I always like to get a foreign perspective. This was written by Mark Mardell, the BBC North American editor.

Here I'll hark back to the Founding Fathers, as the Tea Partiers always love to do. If the Founding Fathers had seen what was going on in the U.S. Congress today, I think they would have given us something a little different. Meanwhile the Dems have to win back the House if they want to make the tax code more fair (and we need to keep the Senate and Obama).

I think the worst thing Obama could possibly have done was to cut the deal last December extending the Bush tax cuts. (I'd even gone so far as to write the White House an email last fall, begging the President, whatever he did between then and the end of the year, not to do anything that would extend the Bush tax cuts.)

That deal done, however, then the ever-ballooning (tax-cut filled) deficit became the issue of the day, and the Republican House refuses to raise taxes on account of their anti-tax pledges with Grover Norquist. Unless the newly elected Tea Partiers were "independently wealthy" (as Lindsey Graham recently explained), Norquist could threaten their cushy new jobs (and great health benefits) if they either didn't sign or violated their pledges. So they're going after the social programs.

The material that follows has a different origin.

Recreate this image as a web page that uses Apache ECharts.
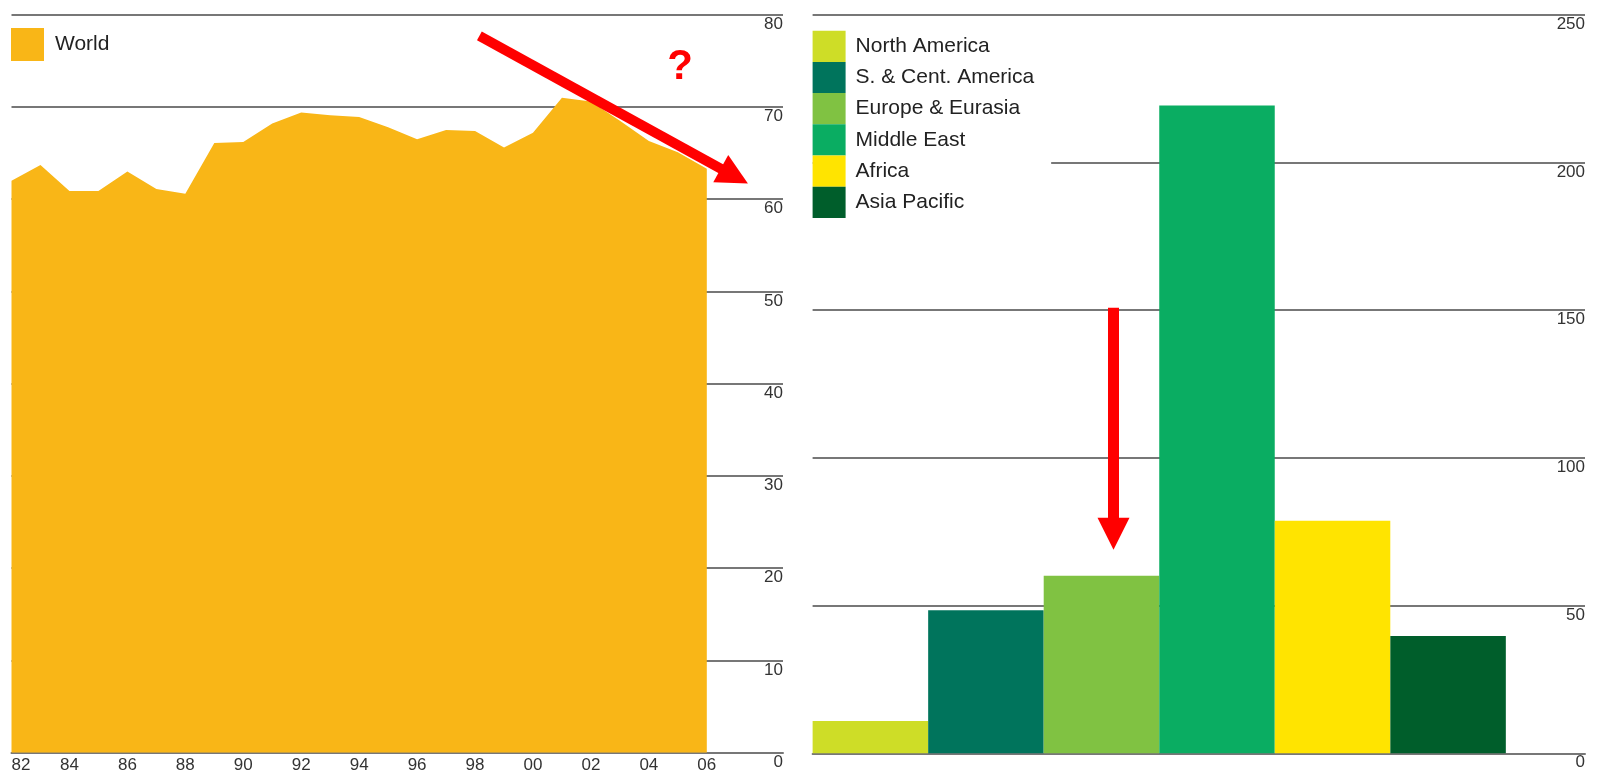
<!DOCTYPE html>
<html>
<head>
<meta charset="utf-8">
<script src="https://cdn.jsdelivr.net/npm/echarts@6/dist/echarts.min.js"></script>
<style>
  html, body { margin: 0; padding: 0; background: #fff; }
  #chart { width: 1597px; height: 775px; }
</style>
</head>
<body>
<div id="chart"></div>
<script>
// world R/P ratio (years), 1982-2006
const years = [1982, 1983, 1984, 1985, 1986, 1987, 1988, 1989, 1990, 1991, 1992, 1993, 1994,
  1995, 1996, 1997, 1998, 1999, 2000, 2001, 2002, 2003, 2004, 2005, 2006]
const worldValues = [62.0, 63.7, 60.9, 60.9, 63.0, 61.1, 60.6, 66.1, 66.2, 68.2, 69.4, 69.1, 68.9,
  67.8, 66.5, 67.5, 67.4, 65.6, 67.2, 71.0, 70.6, 68.5, 66.3, 65.1, 63.3]

// R/P ratio by region, 2006
const regions = ['North America', 'S. & Cent. America', 'Europe & Eurasia', 'Middle East', 'Africa', 'Asia Pacific']
const regionValues = [10.9, 48.4, 60.1, 219.3, 78.7, 39.7]
const regionColors = ['#CEDD27', '#00745C', '#80C242', '#0AAD62', '#FFE400', '#005E2B']

// red annotations (data coordinates)
const worldArrow = [[1998.15, 77.7], [2006.95, 62.5]]
const worldQuestion = [2005.08, 74.3]
const regionArrow = [[2.604, 150.8], [2.604, 74.3]]

const font = 'Liberation Sans, Arial, sans-serif'
const gridLine = { color: '#777', width: 2 }

const chart = echarts.init(document.getElementById('chart'))

const regionSeries = regions.map((name, i) => ({
  name,
  type: 'bar',
  xAxisIndex: 1,
  yAxisIndex: 1,
  barWidth: 115.5,
  barGap: '-100%',
  itemStyle: { color: regionColors[i] },
  data: [[i + 0.5, regionValues[i]]],
  markLine: i === 2 ? {
    silent: true,
    symbol: ['none', 'triangle'],
    symbolSize: 32,
    label: { show: false },
    lineStyle: { color: '#FF0000', width: 11, type: 'solid' },
    itemStyle: { color: '#FF0000' },
    emphasis: { disabled: true },
    data: [[{ coord: regionArrow[0] }, { coord: regionArrow[1] }]],
  } : undefined,
}))

const yLabel = {
  inside: true,
  margin: 0,
  color: '#333',
  fontSize: 17,
  fontFamily: font,
  verticalAlign: 'top',
  padding: [1, 0, 0, 0],
}

chart.setOption({
  animation: false,
  textStyle: { fontFamily: font },
  legend: [
    {
      data: ['World'],
      left: 11,
      top: 28,
      padding: 0,
      icon: 'rect',
      itemWidth: 33,
      itemHeight: 33,
      selectedMode: false,
      textStyle: { fontSize: 21, color: '#222', fontFamily: font, padding: [0, 0, 0, 6] },
    },
    {
      data: regions,
      orient: 'vertical',
      left: 812.6,
      top: 26.7,
      padding: [4, 17, 4, 0],
      backgroundColor: '#fff',
      icon: 'rect',
      itemWidth: 33,
      itemHeight: 31.2,
      itemGap: 0,
      selectedMode: false,
      textStyle: { fontSize: 21, color: '#222', fontFamily: font, padding: [0, 0, 0, 5] },
    },
  ],
  grid: [
    { left: 11.5, right: 814, top: 14.7, bottom: 22.3 },
    { left: 812.6, right: 12, top: 14.7, bottom: 21.7 },
  ],
  xAxis: [
    {
      type: 'value',
      gridIndex: 0,
      min: 1982,
      max: 2008.63,
      interval: 2,
      axisLine: { lineStyle: gridLine },
      axisTick: { show: false },
      splitLine: { show: false },
      axisLabel: {
        color: '#333',
        fontSize: 17,
        fontFamily: font,
        margin: 4,
        showMaxLabel: false,
        alignMinLabel: 'left',
        formatter: v => (v <= 2006 ? String(v).slice(2) : ''),
      },
    },
    {
      type: 'value',
      gridIndex: 1,
      min: 0,
      max: 6.685,
      axisLine: { lineStyle: gridLine },
      axisTick: { show: false },
      axisLabel: { show: false },
      splitLine: { show: false },
    },
  ],
  yAxis: [
    {
      type: 'value',
      gridIndex: 0,
      position: 'right',
      min: 0,
      max: 80,
      interval: 10,
      axisLine: { show: false },
      axisTick: { show: false },
      splitLine: { lineStyle: gridLine },
      axisLabel: yLabel,
    },
    {
      type: 'value',
      gridIndex: 1,
      position: 'right',
      min: 0,
      max: 250,
      interval: 50,
      axisLine: { show: false },
      axisTick: { show: false },
      splitLine: { lineStyle: gridLine },
      axisLabel: yLabel,
    },
  ],
  series: [
    {
      name: 'World',
      type: 'line',
      xAxisIndex: 0,
      yAxisIndex: 0,
      showSymbol: false,
      symbol: 'rect',
      itemStyle: { color: '#F9B617' },
      lineStyle: { width: 0 },
      areaStyle: { color: '#F9B617', opacity: 1 },
      data: years.map((y, i) => [y, worldValues[i]]),
      markLine: {
        silent: true,
        symbol: ['none', 'triangle'],
        symbolSize: 31,
        label: { show: false },
        lineStyle: { color: '#FF0000', width: 10, type: 'solid' },
        itemStyle: { color: '#FF0000' },
        emphasis: { disabled: true },
        data: [[{ coord: worldArrow[0] }, { coord: worldArrow[1] }]],
      },
      markPoint: {
        silent: true,
        symbol: 'circle',
        symbolSize: 1,
        itemStyle: { color: 'rgba(0,0,0,0)' },
        label: {
          show: true,
          position: 'inside',
          formatter: '?',
          color: '#FF0000',
          fontSize: 42,
          fontWeight: 'bold',
          fontFamily: font,
        },
        data: [{ coord: worldQuestion }],
      },
    },
    ...regionSeries,
  ],
})
</script>
</body>
</html>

I'm all for Obama winning a second term, but ever since he made the dumb deal extending the Bush tax cuts, I've severed my ties with his campaign organization and have no plans to make any donations. (So glad I don't get those emails anymore!)

I really do have to agree with some of the points in the Gaius Publius post from Americablog (see my post below). FDR had nothing to lose in picking his fights in order to do what was right - the Roosevelts had already "arrived." (I've even visited FDR's Hyde Park, NY estate on the Hudson while on a family vacation way back when, even though my parents were anti-FDR.) (How liberal of them to include that stopover.) Barack and Michelle, however, still have to secure their fortunes and, in order to do so, must make nice with the powers that be. Pity the hapless folks who get the shaft in the process.

I remember seeing the Time cover with Obama sitting back in a car, holding a cigarette in his teeth (in a holder, à la FDR.) Now we know he's no FDR. And I've always been skeptical about his embrace of Ronald Reagan. Remember "Silence = Death"? (Obama probably doesn't.) Reagan killed a lot of gays by ignoring AIDS.

But I'll vote for Obama again. Only because the alternative would be much, much worse.